EXERCISE DIRECTIONS:
Only the lines from the start of the data below through the line that contains "import * as" are to be copied, exactly and without pictures.

RECORDS FOR PROCESSING:
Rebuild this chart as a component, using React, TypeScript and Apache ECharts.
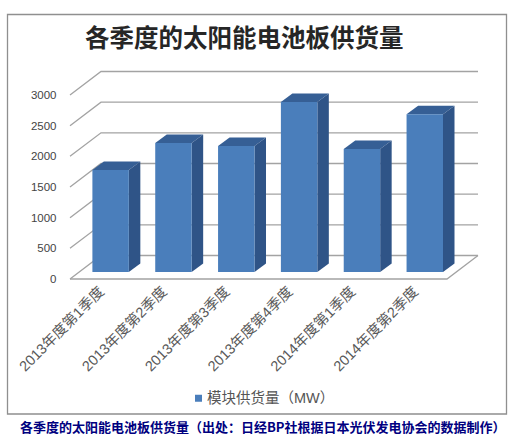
import React, { useEffect, useRef } from "react";
import * as echarts from "echarts";

const categories = [
  "2013年度第1季度",
  "2013年度第2季度",
  "2013年度第3季度",
  "2013年度第4季度",
  "2014年度第1季度",
  "2014年度第2季度",
];
const supply = [1663, 2103, 2054, 2772, 2005, 2571];
const ticks = [0, 500, 1000, 1500, 2000, 2500, 3000];
const seriesName = "模块供货量（MW）";
const titleText = "各季度的太阳能电池板供货量";
const captionText = "各季度的太阳能电池板供货量（出处：日经BP社根据日本光伏发电协会的数据制作）";

const CJK = '"Liberation Sans","Noto Sans CJK SC",sans-serif';
const WALL_DX = 31;
const WALL_DY = -23.5;
const GRID_COLOR = "#a3a3a3";

export default function App() {
  const ref = useRef<HTMLDivElement>(null);
  useEffect(() => {
    const chart = echarts.init(ref.current!, undefined, { renderer: "svg" });
    chart.setOption({
      animation: false,
      backgroundColor: "#fff",
      title: {
        text: titleText,
        left: 80,
        top: 19,
        textStyle: {
          fontFamily: '"Noto Sans CJK SC",sans-serif',
          fontSize: 24.5,
          fontWeight: "bold",
          color: "#262626",
        },
      },
      legend: {
        data: [{ name: seriesName, icon: "rect" }],
        left: 190,
        top: 386,
        itemWidth: 7,
        itemHeight: 7,
        itemGap: 5,
        textStyle: { fontFamily: CJK, fontSize: 14.5, color: "#555" },
      },
      grid: { left: 70, right: 66, top: 95, bottom: 159 },
      xAxis: {
        type: "category",
        data: categories,
        axisLine: { show: false },
        axisTick: { show: false },
        axisLabel: {
          interval: 0,
          rotate: 45,
          margin: 10,
          fontFamily: CJK,
          fontSize: 14.5,
          color: "#595959",
        },
      },
      yAxis: {
        type: "value",
        min: 0,
        max: 3000,
        interval: 500,
        axisLine: { show: false },
        axisTick: { show: false },
        splitLine: { show: false },
        axisLabel: {
          margin: 13.5,
          fontFamily: CJK,
          fontSize: 11.5,
          color: "#444",
          formatter: (v: number) => String(v),
        },
      },
      graphic: [
        {
          type: "rect",
          z: -10,
          shape: { x: 7.5, y: 14.5, width: 499, height: 399.5 },
          style: { fill: "#fff", stroke: "#8f8f8f", lineWidth: 1.3 },
        },
        {
          type: "text",
          x: 20,
          y: 420,
          style: {
            text: captionText,
            fontFamily: '"Noto Sans CJK SC",sans-serif',
            fontSize: 13,
            fontWeight: "bold",
            fill: "#00007f",
          },
        },
      ],
      series: [
        {
          name: "walls",
          type: "custom",
          z: 1,
          data: ticks.map((t) => [0, t]),
          silent: true,
          renderItem: (params: any, api: any) => {
            const cs = params.coordSys;
            const x0 = cs.x;
            const x1 = cs.x + cs.width;
            const y = api.coord([0, api.value(1)])[1];
            const style = { stroke: GRID_COLOR, lineWidth: 1.3, fill: "none" };
            const children: any[] = [
              {
                type: "polyline",
                shape: {
                  points: [
                    [x0, y],
                    [x0 + WALL_DX, y + WALL_DY],
                    [x1 + WALL_DX, y + WALL_DY],
                  ],
                },
                style,
              },
            ];
            if (api.value(1) === 0) {
              children.push({
                type: "polyline",
                shape: {
                  points: [
                    [x0, y],
                    [x1, y],
                    [x1 + WALL_DX, y + WALL_DY],
                  ],
                },
                style,
              });
            }
            return { type: "group", children };
          },
        },
        {
          name: seriesName,
          type: "custom",
          z: 2,
          itemStyle: { color: "#4a7ebb" },
          data: supply.map((v, i) => [i, v]),
          renderItem: (_params: any, api: any) => {
            const i = api.value(0);
            const base = api.coord([i, 0]);
            const top = api.coord([i, api.value(1)]);
            const w = api.size([1, 0])[0] * 0.58;
            const shiftX = 9.2;
            const shiftY = -7;
            const dx = 11.5;
            const dy = -8.5;
            const l = base[0] + shiftX - w / 2;
            const r = l + w;
            const b = base[1] + shiftY;
            const t = top[1] + shiftY;
            return {
              type: "group",
              children: [
                {
                  type: "polygon",
                  shape: { points: [[l, t], [l + dx, t + dy], [r + dx, t + dy], [r, t]] },
                  style: { fill: "#365f95" },
                },
                {
                  type: "polygon",
                  shape: { points: [[r, t], [r + dx, t + dy], [r + dx, b + dy], [r, b]] },
                  style: { fill: "#2f5487" },
                },
                {
                  type: "rect",
                  shape: { x: l, y: t, width: w, height: b - t },
                  style: { fill: "#4a7ebb" },
                },
              ],
            };
          },
        },
      ],
    });
    return () => chart.dispose();
  }, []);
  return (
    <div
      ref={ref}
      style={{ position: "fixed", left: 0, top: 0, width: 513, height: 438 }}
    />
  );
}
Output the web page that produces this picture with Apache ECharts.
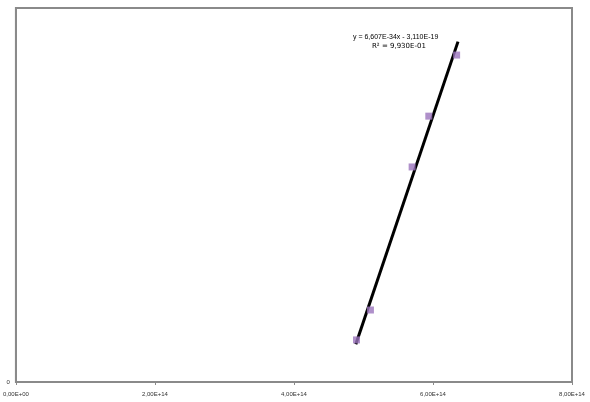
<!DOCTYPE html>
<html>
<head>
<meta charset="utf-8">
<script src="https://cdn.jsdelivr.net/npm/echarts@6/dist/echarts.min.js"></script>
<style>
  html, body { margin: 0; padding: 0; background: #fff; }
  #main { width: 590px; height: 402px; }
</style>
</head>
<body>
<div id="main"></div>
<script>
    // measured points (frequency, energy)
    var xValues = [4.90e14, 5.10e14, 5.70e14, 5.94e14, 6.34e14];
    var yValues = [1.35e-20, 2.31e-20, 6.90e-20, 8.53e-20, 1.049e-19];
    // trend line from the fitted equation
    var slope = 6.607e-34;
    var intercept = -3.110e-19;
    var rSquared = 0.993;
    var trendRange = [4.89e14, 6.36e14];
    var xTicks = [0, 2e14, 4e14, 6e14, 8e14];

    function sci(v, digits) {
        digits = digits || 2;
        if (v === 0) return '0,' + '0'.repeat(digits) + 'E+00';
        var s = v.toExponential(digits).split('e');
        var exp = parseInt(s[1], 10);
        var e = Math.abs(exp) < 10 ? '0' + Math.abs(exp) : '' + Math.abs(exp);
        return s[0].replace('.', ',') + 'E' + (exp < 0 ? '-' : '+') + e;
    }

    var points = [];
    for (var i = 0; i < xValues.length; i++) {
        points.push([xValues[i], yValues[i]]);
    }
    var trend = trendRange.map(function (x) {
        return [x, slope * x + intercept];
    });

    var option = {
        animation: false,
        grid: {
            left: 12, top: 8, right: 18, bottom: 20,
            show: true, borderColor: '#8a8a8a', borderWidth: 2,
            backgroundColor: '#fff'
        },
        xAxis: {
            type: 'value',
            min: xTicks[0], max: xTicks[xTicks.length - 1], interval: 2e14,
            splitLine: {show: false},
            axisLine: {lineStyle: {color: '#8a8a8a', width: 2}},
            axisTick: {show: true, length: 3, lineStyle: {color: '#8a8a8a'}},
            axisLabel: {
                fontSize: 6, color: '#333', margin: 9,
                fontFamily: 'Liberation Sans',
                formatter: function (v) { return sci(v, 2); }
            }
        },
        yAxis: {
            type: 'value',
            min: 0, max: 1.2e-19, interval: 1.2e-19,
            splitLine: {show: false},
            axisLine: {show: true, lineStyle: {color: '#8a8a8a', width: 2}},
            axisTick: {show: false},
            axisLabel: {
                fontSize: 6, color: '#333', margin: 6,
                fontFamily: 'Liberation Sans',
                formatter: function (v) { return v === 0 ? '0' : ''; }
            }
        },
        series: [
            {
                type: 'line',
                data: trend,
                symbol: 'none',
                lineStyle: {color: '#000', width: 3},
                z: 2
            },
            {
                type: 'scatter',
                data: points,
                symbol: 'rect',
                symbolSize: 7,
                itemStyle: {color: '#9b74bd'},
                z: 3
            }
        ],
        graphic: [
            {
                type: 'text', left: 353, top: 34,
                style: {
                    text: 'y = ' + sci(slope, 3) + 'x - ' + sci(-intercept, 3),
                    fontSize: 7, fontFamily: 'Liberation Sans', fill: '#000'
                }
            },
            {
                type: 'text', left: 372, top: 43,
                style: {
                    text: 'R\u00b2 = ' + sci(rSquared, 3),
                    fontSize: 7, fontFamily: 'DejaVu Sans', fill: '#000'
                }
            }
        ]
    };

    var myChart = echarts.init(document.getElementById('main'));
    myChart.setOption(option);
</script>
</body>
</html>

RESULT OF THIS EXERCISE:
Rebuild this chart as a component, using React, TypeScript and Apache ECharts.
import React, { useEffect, useRef } from "react";
import * as echarts from "echarts";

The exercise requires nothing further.